* _PROBLEM STATEMENT_:
Return the material word for word. Do not include pictures.

* _INFORMATION PROVIDED_:
********************

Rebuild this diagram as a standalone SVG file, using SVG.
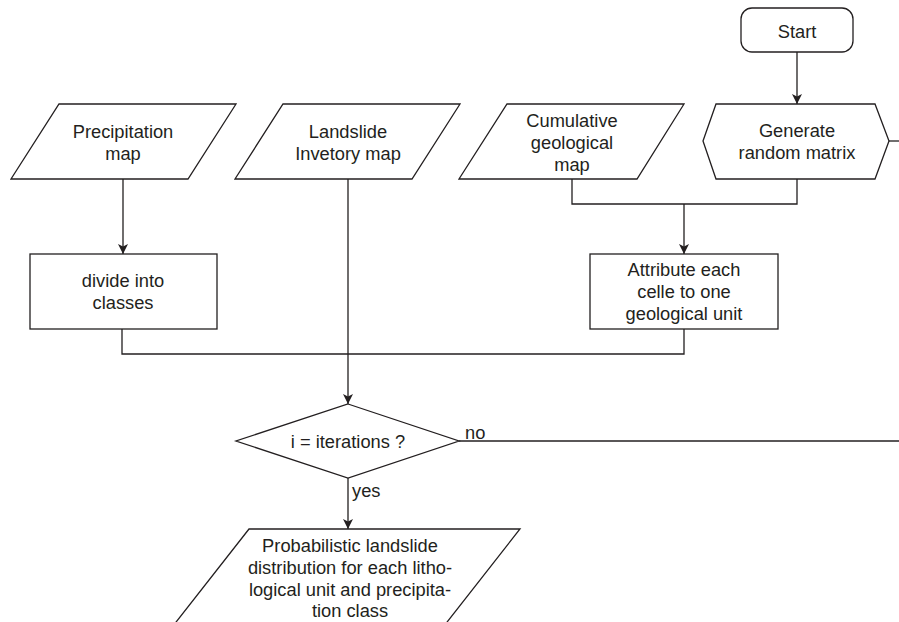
<svg xmlns="http://www.w3.org/2000/svg" width="899" height="622" viewBox="0 0 899 622">
<defs>
<style>
.s{fill:#fff;stroke:#231f20;stroke-width:1.3}
.c{fill:none;stroke:#231f20;stroke-width:1.3}
text{font-family:"Liberation Sans",Arial,sans-serif;font-size:18.3px;fill:#231f20;text-anchor:middle;dominant-baseline:central}
.l{text-anchor:start}
</style>
<marker id="ah" viewBox="0 0 10 10" refX="10" refY="5" markerWidth="10" markerHeight="10" markerUnits="userSpaceOnUse" orient="auto">
<path d="M0,0 L10,5 L0,10 L2.5,5 Z" fill="#231f20"/>
</marker>
</defs>
<rect width="899" height="622" fill="#fff"/>
<g id="connectors">
<path class="c" d="M797,52 V104" marker-end="url(#ah)"/>
<path class="c" d="M123,179 V254" marker-end="url(#ah)"/>
<path class="c" d="M348,179 V404" marker-end="url(#ah)"/>
<path class="c" d="M572,179 V204 H797 V179"/>
<path class="c" d="M684,204 V254" marker-end="url(#ah)"/>
<path class="c" d="M122,329 V354 H684 V329"/>
<path class="c" d="M348,478 V529" marker-end="url(#ah)"/>
<path class="c" d="M459,441 H899"/>
<path class="c" d="M889,141 H899"/>
<text class="l" x="465" y="432">no</text>
<text class="l" x="352" y="490">yes</text>
</g>
<g id="start">
<rect class="s" x="741" y="8" width="112" height="44" rx="11"/>
<text x="797" y="31">Start</text>
</g>
<g id="generate">
<polygon class="s" points="703,141 716,104 875,104 889,141 875,179 716,179"/>
<text x="797" y="130">Generate</text>
<text x="797" y="152">random matrix</text>
</g>
<g id="precip">
<polygon class="s" points="59,104 236,104 188,179 11,179"/>
<text x="123" y="131">Precipitation</text>
<text x="123" y="153">map</text>
</g>
<g id="landslide">
<polygon class="s" points="283,104 460,104 412,179 235,179"/>
<text x="348" y="131">Landslide</text>
<text x="348" y="153">Invetory map</text>
</g>
<g id="cumulative">
<polygon class="s" points="507,104 684,104 637,179 459,179"/>
<text x="572" y="120">Cumulative</text>
<text x="572" y="142">geological</text>
<text x="572" y="164">map</text>
</g>
<g id="divide">
<rect class="s" x="30" y="254" width="187" height="75"/>
<text x="123" y="280">divide into</text>
<text x="123" y="302">classes</text>
</g>
<g id="attribute">
<rect class="s" x="590" y="254" width="188" height="75"/>
<text x="684" y="269">Attribute each</text>
<text x="684" y="291">celle to one</text>
<text x="684" y="313">geological unit</text>
</g>
<g id="decision">
<polygon class="s" points="348,404 459,441 348,478 236,441"/>
<text x="348" y="441">i = iterations ?</text>
</g>
<g id="result">
<polygon class="s" points="249,529 520,529 433,640 162,640"/>
<text x="350" y="545">Probabilistic landslide</text>
<text x="350" y="567">distribution for each litho-</text>
<text x="350" y="589">logical unit and precipita-</text>
<text x="350" y="610">tion class</text>
</g>
</svg>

********************

* _RESPONSE_:
Rebuild this diagram as a standalone SVG file, using SVG.
<svg xmlns="http://www.w3.org/2000/svg" width="899" height="622" viewBox="0 0 899 622">
<defs>
<style>
.s{fill:#fff;stroke:#231f20;stroke-width:1.3}
.c{fill:none;stroke:#231f20;stroke-width:1.3}
text{font-family:"Liberation Sans",Arial,sans-serif;font-size:18.3px;fill:#231f20;text-anchor:middle;dominant-baseline:central}
.l{text-anchor:start}
</style>
<marker id="ah" viewBox="0 0 10 10" refX="10" refY="5" markerWidth="10" markerHeight="10" markerUnits="userSpaceOnUse" orient="auto">
<path d="M0,0 L10,5 L0,10 L2.5,5 Z" fill="#231f20"/>
</marker>
</defs>
<rect width="899" height="622" fill="#fff"/>
<g id="connectors">
<path class="c" d="M797,52 V104" marker-end="url(#ah)"/>
<path class="c" d="M123,179 V254" marker-end="url(#ah)"/>
<path class="c" d="M348,179 V404" marker-end="url(#ah)"/>
<path class="c" d="M572,179 V204 H797 V179"/>
<path class="c" d="M684,204 V254" marker-end="url(#ah)"/>
<path class="c" d="M122,329 V354 H684 V329"/>
<path class="c" d="M348,478 V529" marker-end="url(#ah)"/>
<path class="c" d="M459,441 H899"/>
<path class="c" d="M889,141 H899"/>
<text class="l" x="465" y="432">no</text>
<text class="l" x="352" y="490">yes</text>
</g>
<g id="start">
<rect class="s" x="741" y="8" width="112" height="44" rx="11"/>
<text x="797" y="31">Start</text>
</g>
<g id="generate">
<polygon class="s" points="703,141 716,104 875,104 889,141 875,179 716,179"/>
<text x="797" y="130">Generate</text>
<text x="797" y="152">random matrix</text>
</g>
<g id="precip">
<polygon class="s" points="59,104 236,104 188,179 11,179"/>
<text x="123" y="131">Precipitation</text>
<text x="123" y="153">map</text>
</g>
<g id="landslide">
<polygon class="s" points="283,104 460,104 412,179 235,179"/>
<text x="348" y="131">Landslide</text>
<text x="348" y="153">Invetory map</text>
</g>
<g id="cumulative">
<polygon class="s" points="507,104 684,104 637,179 459,179"/>
<text x="572" y="120">Cumulative</text>
<text x="572" y="142">geological</text>
<text x="572" y="164">map</text>
</g>
<g id="divide">
<rect class="s" x="30" y="254" width="187" height="75"/>
<text x="123" y="280">divide into</text>
<text x="123" y="302">classes</text>
</g>
<g id="attribute">
<rect class="s" x="590" y="254" width="188" height="75"/>
<text x="684" y="269">Attribute each</text>
<text x="684" y="291">celle to one</text>
<text x="684" y="313">geological unit</text>
</g>
<g id="decision">
<polygon class="s" points="348,404 459,441 348,478 236,441"/>
<text x="348" y="441">i = iterations ?</text>
</g>
<g id="result">
<polygon class="s" points="249,529 520,529 433,640 162,640"/>
<text x="350" y="545">Probabilistic landslide</text>
<text x="350" y="567">distribution for each litho-</text>
<text x="350" y="589">logical unit and precipita-</text>
<text x="350" y="610">tion class</text>
</g>
</svg>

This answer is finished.